__Exercise instructions__.
Reproduce the whole listing, character for character.
-- start Dataset extract --
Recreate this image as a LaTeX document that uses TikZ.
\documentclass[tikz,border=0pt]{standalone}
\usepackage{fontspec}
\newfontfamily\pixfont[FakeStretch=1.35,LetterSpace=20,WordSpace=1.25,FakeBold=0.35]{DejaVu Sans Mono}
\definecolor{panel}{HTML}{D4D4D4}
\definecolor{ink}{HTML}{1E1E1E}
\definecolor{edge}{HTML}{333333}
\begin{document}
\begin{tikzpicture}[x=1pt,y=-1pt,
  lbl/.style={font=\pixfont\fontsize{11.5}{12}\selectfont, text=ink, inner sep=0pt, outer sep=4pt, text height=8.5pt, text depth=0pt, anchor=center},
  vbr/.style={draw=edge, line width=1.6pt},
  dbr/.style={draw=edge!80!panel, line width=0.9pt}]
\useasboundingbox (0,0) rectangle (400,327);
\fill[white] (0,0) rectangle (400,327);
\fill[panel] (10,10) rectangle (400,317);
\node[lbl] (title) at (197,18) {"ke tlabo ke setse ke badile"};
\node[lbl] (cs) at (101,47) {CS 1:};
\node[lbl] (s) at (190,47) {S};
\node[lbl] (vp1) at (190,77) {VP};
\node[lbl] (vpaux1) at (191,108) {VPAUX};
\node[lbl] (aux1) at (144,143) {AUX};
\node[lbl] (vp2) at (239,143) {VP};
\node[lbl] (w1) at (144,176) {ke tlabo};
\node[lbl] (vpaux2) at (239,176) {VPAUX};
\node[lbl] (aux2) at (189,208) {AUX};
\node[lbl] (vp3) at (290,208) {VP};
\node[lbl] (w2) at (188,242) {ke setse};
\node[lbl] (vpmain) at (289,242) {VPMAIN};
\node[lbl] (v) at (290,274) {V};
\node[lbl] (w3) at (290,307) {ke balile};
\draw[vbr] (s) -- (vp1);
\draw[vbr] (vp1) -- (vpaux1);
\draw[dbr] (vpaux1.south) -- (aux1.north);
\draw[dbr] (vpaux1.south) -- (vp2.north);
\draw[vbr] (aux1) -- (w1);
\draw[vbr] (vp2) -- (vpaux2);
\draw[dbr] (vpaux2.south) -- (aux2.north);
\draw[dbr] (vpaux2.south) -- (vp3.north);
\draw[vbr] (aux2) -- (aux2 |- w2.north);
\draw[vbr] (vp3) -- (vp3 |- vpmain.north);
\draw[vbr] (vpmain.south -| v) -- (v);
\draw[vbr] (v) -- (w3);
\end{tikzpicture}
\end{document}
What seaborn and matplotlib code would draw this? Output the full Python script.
-- end Dataset extract --
__Solution__.
Recreate this image as a LaTeX document that uses TikZ.
\documentclass[tikz,border=0pt]{standalone}
\usepackage{fontspec}
\newfontfamily\pixfont[FakeStretch=1.35,LetterSpace=20,WordSpace=1.25,FakeBold=0.35]{DejaVu Sans Mono}
\definecolor{panel}{HTML}{D4D4D4}
\definecolor{ink}{HTML}{1E1E1E}
\definecolor{edge}{HTML}{333333}
\begin{document}
\begin{tikzpicture}[x=1pt,y=-1pt,
  lbl/.style={font=\pixfont\fontsize{11.5}{12}\selectfont, text=ink, inner sep=0pt, outer sep=4pt, text height=8.5pt, text depth=0pt, anchor=center},
  vbr/.style={draw=edge, line width=1.6pt},
  dbr/.style={draw=edge!80!panel, line width=0.9pt}]
\useasboundingbox (0,0) rectangle (400,327);
\fill[white] (0,0) rectangle (400,327);
\fill[panel] (10,10) rectangle (400,317);
\node[lbl] (title) at (197,18) {"ke tlabo ke setse ke badile"};
\node[lbl] (cs) at (101,47) {CS 1:};
\node[lbl] (s) at (190,47) {S};
\node[lbl] (vp1) at (190,77) {VP};
\node[lbl] (vpaux1) at (191,108) {VPAUX};
\node[lbl] (aux1) at (144,143) {AUX};
\node[lbl] (vp2) at (239,143) {VP};
\node[lbl] (w1) at (144,176) {ke tlabo};
\node[lbl] (vpaux2) at (239,176) {VPAUX};
\node[lbl] (aux2) at (189,208) {AUX};
\node[lbl] (vp3) at (290,208) {VP};
\node[lbl] (w2) at (188,242) {ke setse};
\node[lbl] (vpmain) at (289,242) {VPMAIN};
\node[lbl] (v) at (290,274) {V};
\node[lbl] (w3) at (290,307) {ke balile};
\draw[vbr] (s) -- (vp1);
\draw[vbr] (vp1) -- (vpaux1);
\draw[dbr] (vpaux1.south) -- (aux1.north);
\draw[dbr] (vpaux1.south) -- (vp2.north);
\draw[vbr] (aux1) -- (w1);
\draw[vbr] (vp2) -- (vpaux2);
\draw[dbr] (vpaux2.south) -- (aux2.north);
\draw[dbr] (vpaux2.south) -- (vp3.north);
\draw[vbr] (aux2) -- (aux2 |- w2.north);
\draw[vbr] (vp3) -- (vp3 |- vpmain.north);
\draw[vbr] (vpmain.south -| v) -- (v);
\draw[vbr] (v) -- (w3);
\end{tikzpicture}
\end{document}
What seaborn and matplotlib code would draw this? Output the full Python script.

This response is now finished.